* Start GIVEN INFORMATION *

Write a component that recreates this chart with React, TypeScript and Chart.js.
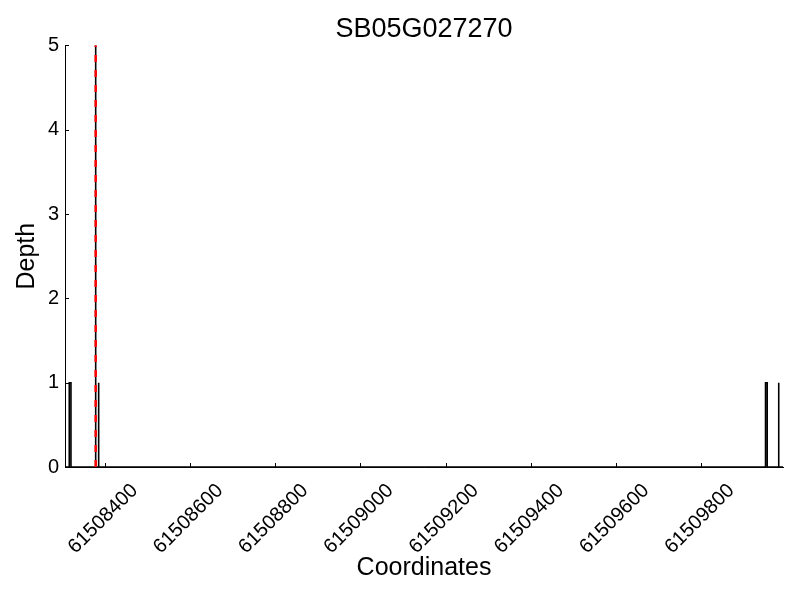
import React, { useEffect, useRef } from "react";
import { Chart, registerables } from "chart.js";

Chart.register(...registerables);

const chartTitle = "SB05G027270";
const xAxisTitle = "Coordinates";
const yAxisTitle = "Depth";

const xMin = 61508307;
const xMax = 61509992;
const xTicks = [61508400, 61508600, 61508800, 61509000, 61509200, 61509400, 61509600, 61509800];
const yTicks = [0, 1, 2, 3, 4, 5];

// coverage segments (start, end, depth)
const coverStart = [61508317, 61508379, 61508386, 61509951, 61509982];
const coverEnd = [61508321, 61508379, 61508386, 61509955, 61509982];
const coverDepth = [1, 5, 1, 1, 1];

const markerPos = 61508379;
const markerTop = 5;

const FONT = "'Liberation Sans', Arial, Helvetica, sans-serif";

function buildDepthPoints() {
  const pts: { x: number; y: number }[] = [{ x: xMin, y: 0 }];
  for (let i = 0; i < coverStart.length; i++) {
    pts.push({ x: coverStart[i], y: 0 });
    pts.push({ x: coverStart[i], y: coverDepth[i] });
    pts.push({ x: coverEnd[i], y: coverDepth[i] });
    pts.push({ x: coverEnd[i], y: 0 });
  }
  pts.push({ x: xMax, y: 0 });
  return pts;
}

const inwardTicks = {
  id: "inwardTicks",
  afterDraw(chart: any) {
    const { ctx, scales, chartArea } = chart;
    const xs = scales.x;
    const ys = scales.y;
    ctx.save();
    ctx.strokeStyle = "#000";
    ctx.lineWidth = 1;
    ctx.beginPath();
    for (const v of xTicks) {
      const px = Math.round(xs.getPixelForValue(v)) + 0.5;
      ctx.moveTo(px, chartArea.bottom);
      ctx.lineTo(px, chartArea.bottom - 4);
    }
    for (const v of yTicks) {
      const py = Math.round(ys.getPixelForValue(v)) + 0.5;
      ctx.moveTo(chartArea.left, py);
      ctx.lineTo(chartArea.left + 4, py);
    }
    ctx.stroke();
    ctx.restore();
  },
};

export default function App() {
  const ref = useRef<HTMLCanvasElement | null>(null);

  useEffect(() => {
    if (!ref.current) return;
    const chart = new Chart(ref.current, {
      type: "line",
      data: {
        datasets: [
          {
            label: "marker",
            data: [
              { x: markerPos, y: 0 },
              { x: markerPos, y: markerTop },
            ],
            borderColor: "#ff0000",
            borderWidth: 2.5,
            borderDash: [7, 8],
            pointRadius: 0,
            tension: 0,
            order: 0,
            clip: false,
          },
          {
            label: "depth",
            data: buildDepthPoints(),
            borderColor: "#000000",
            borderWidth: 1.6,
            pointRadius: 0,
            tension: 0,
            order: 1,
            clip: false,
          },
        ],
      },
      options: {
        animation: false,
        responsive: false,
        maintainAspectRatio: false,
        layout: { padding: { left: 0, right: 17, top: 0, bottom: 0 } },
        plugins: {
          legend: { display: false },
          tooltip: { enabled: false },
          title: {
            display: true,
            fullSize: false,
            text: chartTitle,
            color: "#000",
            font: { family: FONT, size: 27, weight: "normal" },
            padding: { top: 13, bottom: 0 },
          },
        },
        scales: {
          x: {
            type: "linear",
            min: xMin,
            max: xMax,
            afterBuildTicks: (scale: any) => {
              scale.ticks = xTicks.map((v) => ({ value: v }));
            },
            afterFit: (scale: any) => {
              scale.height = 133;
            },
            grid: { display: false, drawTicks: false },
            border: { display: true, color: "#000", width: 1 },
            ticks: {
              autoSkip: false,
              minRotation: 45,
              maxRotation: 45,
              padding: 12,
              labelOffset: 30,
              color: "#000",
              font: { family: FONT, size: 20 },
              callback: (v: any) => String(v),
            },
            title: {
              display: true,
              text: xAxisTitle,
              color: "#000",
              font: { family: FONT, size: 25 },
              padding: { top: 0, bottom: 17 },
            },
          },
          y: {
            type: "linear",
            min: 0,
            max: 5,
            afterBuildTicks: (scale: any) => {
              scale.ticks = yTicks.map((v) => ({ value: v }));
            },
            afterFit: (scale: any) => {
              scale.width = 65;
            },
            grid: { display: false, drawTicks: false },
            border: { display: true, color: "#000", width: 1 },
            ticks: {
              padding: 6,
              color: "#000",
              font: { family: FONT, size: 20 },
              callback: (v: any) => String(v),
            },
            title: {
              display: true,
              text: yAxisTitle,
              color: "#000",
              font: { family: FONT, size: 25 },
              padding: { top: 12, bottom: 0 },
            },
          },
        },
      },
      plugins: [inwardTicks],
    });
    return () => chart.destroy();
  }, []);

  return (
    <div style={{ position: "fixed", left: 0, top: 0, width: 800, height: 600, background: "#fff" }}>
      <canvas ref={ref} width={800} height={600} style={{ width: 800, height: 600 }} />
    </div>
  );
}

* End GIVEN INFORMATION *

GIVEN PROBLEM
Compute the number of lines above that contain the string "React". Reply with that value only.

SOLUTION FOR THIS EXERCISE
2